··· Information shown ···

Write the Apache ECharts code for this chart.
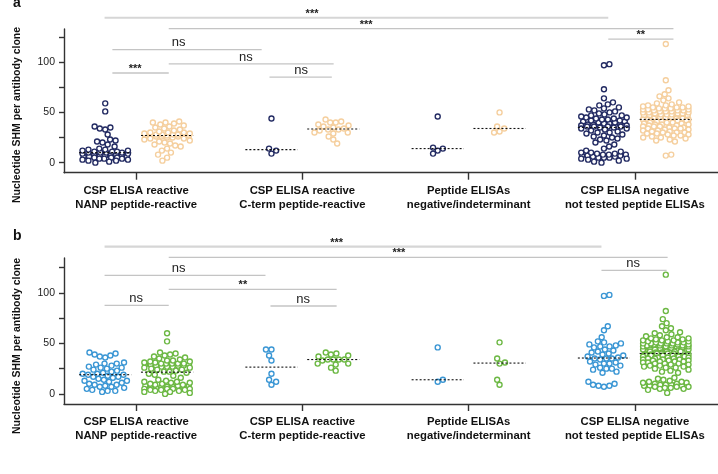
<!DOCTYPE html>
<html><head><meta charset="utf-8">
<script src="https://cdn.jsdelivr.net/npm/echarts@6/dist/echarts.min.js"></script>
<style>html,body{margin:0;padding:0;background:#fff}#c{width:718px;height:474px}</style>
</head><body><div id="c"></div>
<script>
// ---- categories & ticks ----
const categories = ['CSP ELISA reactive\nNANP peptide-reactive', 'CSP ELISA reactive\nC-term peptide-reactive', 'Peptide ELISAs\nnegative/indeterminant', 'CSP ELISA negative\nnot tested peptide ELISAs'];
const yTickValues = [0, 25, 50, 75, 100, 125];
const yLabelValues = [0, 50, 100];
const yAxisTitle = 'Nucleotide SHM per antibody clone';
const panelLabels = ['a', 'b'];

// ---- panel a (navy / peach) ----
const aNavy1 = [59, 51, 36, 35, 34, 33, 28, 23, 22, 21, 20, 18, 16, 14, 13, 13, 12, 12, 11, 11, 11, 10, 10, 10, 10, 9, 9, 8, 8, 8, 7, 7, 7, 6, 6, 6, 5, 5, 5, 4, 4, 4, 3, 3, 2, 2, 1, 0];
const aPeach1 = [41, 40, 40, 39, 38, 37, 36, 35, 34, 33, 32, 31, 30, 30, 30, 29, 29, 28, 28, 28, 28, 27, 27, 27, 27, 27, 26, 26, 26, 25, 25, 24, 24, 23, 22, 21, 20, 19, 18, 17, 16, 14, 12, 10, 8, 5, 2];
const aNavy2 = [44, 14, 12, 9];
const aPeach2 = [43, 41, 40, 40, 38, 37, 36, 35, 34, 33, 33, 32, 30, 30, 29, 26, 23, 19];
const aNavy3 = [46, 15, 14, 12, 9];
const aPeach3 = [50, 36, 34, 31, 30];
const aNavy4 = [98, 97, 73, 64, 60, 58, 57, 55, 54, 53, 52, 51, 50, 49, 48, 47, 47, 46, 45, 45, 44, 44, 43, 43, 42, 42, 41, 41, 40, 40, 39, 39, 38, 38, 38, 37, 37, 36, 36, 36, 36, 35, 35, 34, 34, 33, 32, 31, 30, 30, 29, 28, 27, 26, 25, 24, 23, 22, 20, 18, 16, 14, 12, 11, 10, 10, 9, 9, 8, 8, 8, 7, 7, 7, 6, 6, 5, 5, 5, 4, 4, 3, 2, 1, 0];
const aPeach4 = [118, 82, 72, 68, 66, 64, 62, 60, 59, 58, 57, 57, 56, 56, 55, 55, 55, 54, 54, 54, 53, 53, 53, 52, 52, 52, 51, 51, 51, 50, 50, 50, 49, 49, 49, 48, 48, 48, 47, 47, 47, 46, 46, 46, 45, 45, 45, 44, 44, 44, 43, 43, 43, 42, 42, 42, 41, 41, 41, 40, 40, 40, 39, 39, 38, 38, 38, 37, 37, 36, 36, 36, 35, 35, 34, 34, 34, 33, 33, 32, 32, 31, 31, 30, 30, 30, 29, 29, 28, 28, 27, 27, 26, 25, 25, 24, 23, 22, 21, 8, 7];

// ---- panel b (blue / green) ----
const bBlue1 = [41, 40, 39, 38, 37, 36, 31, 30, 30, 29, 28, 27, 26, 26, 25, 24, 23, 22, 21, 20, 20, 19, 19, 18, 17, 17, 16, 15, 14, 13, 13, 12, 11, 10, 9, 9, 8, 7, 7, 6, 5, 4, 3, 3, 2];
const bGreen1 = [60, 52, 41, 40, 39, 38, 37, 36, 35, 34, 33, 33, 32, 32, 31, 31, 30, 30, 30, 30, 30, 29, 29, 29, 28, 28, 28, 27, 27, 27, 26, 26, 25, 24, 24, 23, 22, 22, 21, 20, 19, 18, 16, 14, 13, 12, 12, 11, 11, 10, 10, 9, 9, 8, 8, 8, 7, 7, 7, 6, 6, 6, 6, 5, 5, 5, 5, 4, 4, 4, 3, 3, 2, 2, 1, 0];
const bBlue2 = [44, 44, 38, 33, 20, 14, 12, 9];
const bGreen2 = [41, 40, 39, 38, 37, 34, 34, 34, 34, 33, 30, 30, 29, 26, 23];
const bBlue3 = [46, 14, 12];
const bGreen3 = [51, 35, 31, 30, 14, 9];
const bBlue4 = [98, 97, 67, 63, 56, 52, 51, 50, 49, 48, 47, 47, 46, 44, 43, 42, 41, 40, 39, 38, 37, 36, 35, 35, 35, 34, 32, 31, 30, 30, 29, 28, 26, 25, 25, 24, 22, 21, 12, 10, 9, 8, 8, 7];
const bGreen4 = [118, 82, 74, 70, 67, 65, 63, 61, 60, 59, 58, 57, 56, 56, 55, 55, 54, 54, 53, 53, 53, 52, 52, 52, 51, 51, 51, 50, 50, 50, 50, 50, 49, 49, 49, 48, 48, 48, 48, 47, 47, 47, 46, 46, 46, 46, 45, 45, 45, 44, 44, 44, 44, 43, 43, 43, 42, 42, 42, 42, 41, 41, 41, 41, 40, 40, 40, 40, 39, 39, 39, 38, 38, 38, 37, 37, 37, 36, 36, 36, 35, 35, 35, 34, 34, 34, 33, 33, 33, 32, 32, 32, 31, 31, 30, 30, 30, 29, 29, 28, 28, 27, 27, 26, 26, 25, 24, 23, 22, 21, 16, 15, 14, 13, 12, 12, 11, 11, 10, 10, 9, 9, 9, 8, 8, 8, 7, 7, 7, 6, 6, 5, 5, 4, 1];

// ---- significance annotations: [x1, x2, y (data units), labelX, text] ----
const bracketsA = [
  [0.810, 3.840, 144.2, 2.058, '***'],
  [1.196, 4.232, 133.3, 2.384, '***'],
  [0.857, 1.755, 112.4, 1.255, 'ns'],
  [1.196, 2.188, 98.2, 1.660, 'ns'],
  [0.857, 1.196, 89.2, 0.994, '***'],
  [1.802, 2.177, 85.2, 1.992, 'ns'],
  [3.840, 4.232, 123.0, 4.036, '**']
];
const bracketsB = [
  [0.810, 3.799, 145.7, 2.206, '***'],
  [1.196, 4.197, 135.2, 2.581, '***'],
  [0.810, 1.778, 117.4, 1.255, 'ns'],
  [1.196, 2.206, 103.5, 1.642, '**'],
  [0.810, 1.196, 87.7, 1.000, 'ns'],
  [1.808, 2.206, 87.0, 2.004, 'ns'],
  [3.799, 4.191, 122.3, 3.989, 'ns']
];

const panels = [
  {groups: [[aNavy1, aPeach1], [aNavy2, aPeach2], [aNavy3, aPeach3], [aNavy4, aPeach4]], colors: ['#222a62', '#f5cf9e'], top: 29, height: 143.7, ymax: 133, brackets: bracketsA, labelY: 10.5, titleY: 115},
  {groups: [[bBlue1, bGreen1], [bBlue2, bGreen2], [bBlue3, bGreen3], [bBlue4, bGreen4]], colors: ['#3a96d4', '#6cb843'], top: 258, height: 146, ymax: 134.5, brackets: bracketsB, labelY: 243, titleY: 346}
];

const XMIN = 0.566, XMAX = 4.5, GRID_LEFT = 64, GRID_W = 662;
const SUB_OFF = 0.186, MED_HALF = 0.157;
const FONT = '"Liberation Sans", Arial, Helvetica, sans-serif';
const pxPerX = GRID_W / (XMAX - XMIN);
const D = 5.6, MAX_HALF = 23;

function median(arr) {
  const s = arr.slice().sort((a, b) => a - b);
  const n = s.length;
  return n % 2 ? s[(n - 1) / 2] : (s[n / 2 - 1] + s[n / 2]) / 2;
}

// beeswarm layout with a maximum spread (points overlap when a row is full)
function swarm(values, pxPerY) {
  const pts = values.map(v => ({v, py: v * pxPerY}));
  pts.forEach(p => { p.dens = pts.filter(q => Math.abs(q.py - p.py) < D).length; });
  pts.sort((a, b) => (b.dens - a.dens) || (a.v - b.v));
  const placed = [];
  const out = [];
  let flip = 1;
  for (const p of pts) {
    const iv = [];
    const near = [];
    for (const q of placed) {
      const dy = Math.abs(q.y - p.py);
      if (dy < D) { const w = Math.sqrt(D * D - dy * dy); iv.push([q.x - w, q.x + w]); near.push(q); }
    }
    const cands = [0];
    iv.forEach(([a, b]) => cands.push(a, b));
    cands.sort((a, b) => (Math.abs(a) - Math.abs(b)) || flip * (a - b));
    let best = null;
    for (const c of cands) {
      if (Math.abs(c) > MAX_HALF) break;
      if (iv.every(([a, b]) => c <= a + 1e-6 || c >= b - 1e-6)) { best = c; break; }
    }
    if (best === null) {
      let bestCost = Infinity;
      for (let k = 0; k <= 2 * MAX_HALF; k += 0.5) {
        const c = (k % 1 === 0 ? 1 : -1) * flip * Math.ceil(k / 2) * 1;
        const x = Math.max(-MAX_HALF, Math.min(MAX_HALF, c));
        let cost = 0;
        for (const q of near) {
          const d = Math.hypot(q.x - x, q.y - p.py);
          if (d < D) cost += (D - d);
        }
        if (cost < bestCost - 1e-9) { bestCost = cost; best = x; }
      }
    }
    placed.push({x: best, y: p.py});
    out.push([best / pxPerX, p.v]);
    flip = -flip;
  }
  return out;
}

const grids = [], xAxes = [], yAxes = [], series = [];
panels.forEach((p, g) => {
  grids.push({left: GRID_LEFT, top: p.top, width: GRID_W, height: p.height});
  const axisLineStyle = {color: '#333', width: 1.4};
  xAxes.push({
    gridIndex: g, type: 'value', min: XMIN, max: XMAX,
    axisLine: {show: true, onZero: false, lineStyle: axisLineStyle},
    axisTick: {show: true, customValues: [1, 2, 3, 4], length: 7, lineStyle: axisLineStyle},
    axisLabel: {customValues: [1, 2, 3, 4], formatter: v => categories[Math.round(v) - 1], fontFamily: FONT, fontWeight: 'bold', fontSize: 11.3, lineHeight: 14, color: '#111', margin: 11},
    splitLine: {show: false}
  });
  yAxes.push({
    gridIndex: g, type: 'value', min: -10, max: p.ymax,
    axisLine: {show: true, onZero: false, lineStyle: axisLineStyle},
    axisTick: {show: true, customValues: yTickValues, length: 5, lineStyle: axisLineStyle},
    axisLabel: {customValues: yLabelValues, fontFamily: FONT, fontSize: 10.5, color: '#222', margin: 9},
    splitLine: {show: false}
  });
  const pxPerY = p.height / (p.ymax + 10);
  p.groups.forEach((pair, ci) => {
    pair.forEach((vals, si) => {
      const cx = ci + 1 + (si === 0 ? -SUB_OFF : SUB_OFF);
      const pts = swarm(vals, pxPerY).map(([dx, v]) => [cx + dx, v]);
      series.push({
        type: 'scatter', xAxisIndex: g, yAxisIndex: g, data: pts,
        symbol: 'circle', symbolSize: 5,
        itemStyle: {color: '#fff', borderColor: p.colors[si], borderWidth: 1.4, opacity: 1},
        emphasis: {disabled: true}, silent: true, z: 2
      });
      const m = median(vals);
      series.push({
        type: 'line', xAxisIndex: g, yAxisIndex: g, data: [[cx - MED_HALF, m], [cx + MED_HALF, m]],
        symbol: 'none', lineStyle: {color: '#111', width: 1.1, type: [2, 2]}, silent: true, z: 5
      });
    });
  });
});

const chart = echarts.init(document.getElementById('c'), null, {renderer: 'canvas'});
chart.setOption({
  animation: false, backgroundColor: '#fff',
  grid: grids, xAxis: xAxes, yAxis: yAxes, series: series
});

const graphics = [];
panels.forEach((p, g) => {
  graphics.push({type: 'text', x: 13, y: p.labelY, style: {text: panelLabels[g], font: 'bold 14px ' + FONT, fill: '#111', textAlign: 'left', textVerticalAlign: 'bottom'}});
  graphics.push({type: 'text', x: 17.5, y: p.titleY, rotation: Math.PI / 2, style: {text: yAxisTitle, font: 'bold 10.5px ' + FONT, fill: '#111', textAlign: 'center', textVerticalAlign: 'middle'}});
  p.brackets.forEach(([x1, x2, y, lx, t], i) => {
    const a = chart.convertToPixel({gridIndex: g}, [x1, y]);
    const b = chart.convertToPixel({gridIndex: g}, [x2, y]);
    const l = chart.convertToPixel({gridIndex: g}, [lx, y]);
    const top = i === 0;
    graphics.push({type: 'line', shape: {x1: a[0], y1: a[1], x2: b[0], y2: b[1]}, style: {stroke: top ? '#d6d6d6' : '#c4c4c4', lineWidth: top ? 2.2 : 1.3}, silent: true});
    const isNs = t === 'ns';
    graphics.push({type: 'text', x: l[0], y: l[1] - (isNs ? 7 : 4), style: {text: t, font: (isNs ? '13px ' : 'bold 11px ') + FONT, fill: '#222', textAlign: 'center', textVerticalAlign: 'middle'}, silent: true});
  });
});
chart.setOption({graphic: graphics});
</script>
</body></html>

···

*Set exercise*. Repeat the lines exactly as they stand, from the opening line of the data through the line with "22, 21, 8, 7];". Pictures stay out of the copy.

*Problem solution*.
Write the Apache ECharts code for this chart.
<!DOCTYPE html>
<html><head><meta charset="utf-8">
<script src="https://cdn.jsdelivr.net/npm/echarts@6/dist/echarts.min.js"></script>
<style>html,body{margin:0;padding:0;background:#fff}#c{width:718px;height:474px}</style>
</head><body><div id="c"></div>
<script>
// ---- categories & ticks ----
const categories = ['CSP ELISA reactive\nNANP peptide-reactive', 'CSP ELISA reactive\nC-term peptide-reactive', 'Peptide ELISAs\nnegative/indeterminant', 'CSP ELISA negative\nnot tested peptide ELISAs'];
const yTickValues = [0, 25, 50, 75, 100, 125];
const yLabelValues = [0, 50, 100];
const yAxisTitle = 'Nucleotide SHM per antibody clone';
const panelLabels = ['a', 'b'];

// ---- panel a (navy / peach) ----
const aNavy1 = [59, 51, 36, 35, 34, 33, 28, 23, 22, 21, 20, 18, 16, 14, 13, 13, 12, 12, 11, 11, 11, 10, 10, 10, 10, 9, 9, 8, 8, 8, 7, 7, 7, 6, 6, 6, 5, 5, 5, 4, 4, 4, 3, 3, 2, 2, 1, 0];
const aPeach1 = [41, 40, 40, 39, 38, 37, 36, 35, 34, 33, 32, 31, 30, 30, 30, 29, 29, 28, 28, 28, 28, 27, 27, 27, 27, 27, 26, 26, 26, 25, 25, 24, 24, 23, 22, 21, 20, 19, 18, 17, 16, 14, 12, 10, 8, 5, 2];
const aNavy2 = [44, 14, 12, 9];
const aPeach2 = [43, 41, 40, 40, 38, 37, 36, 35, 34, 33, 33, 32, 30, 30, 29, 26, 23, 19];
const aNavy3 = [46, 15, 14, 12, 9];
const aPeach3 = [50, 36, 34, 31, 30];
const aNavy4 = [98, 97, 73, 64, 60, 58, 57, 55, 54, 53, 52, 51, 50, 49, 48, 47, 47, 46, 45, 45, 44, 44, 43, 43, 42, 42, 41, 41, 40, 40, 39, 39, 38, 38, 38, 37, 37, 36, 36, 36, 36, 35, 35, 34, 34, 33, 32, 31, 30, 30, 29, 28, 27, 26, 25, 24, 23, 22, 20, 18, 16, 14, 12, 11, 10, 10, 9, 9, 8, 8, 8, 7, 7, 7, 6, 6, 5, 5, 5, 4, 4, 3, 2, 1, 0];
const aPeach4 = [118, 82, 72, 68, 66, 64, 62, 60, 59, 58, 57, 57, 56, 56, 55, 55, 55, 54, 54, 54, 53, 53, 53, 52, 52, 52, 51, 51, 51, 50, 50, 50, 49, 49, 49, 48, 48, 48, 47, 47, 47, 46, 46, 46, 45, 45, 45, 44, 44, 44, 43, 43, 43, 42, 42, 42, 41, 41, 41, 40, 40, 40, 39, 39, 38, 38, 38, 37, 37, 36, 36, 36, 35, 35, 34, 34, 34, 33, 33, 32, 32, 31, 31, 30, 30, 30, 29, 29, 28, 28, 27, 27, 26, 25, 25, 24, 23, 22, 21, 8, 7];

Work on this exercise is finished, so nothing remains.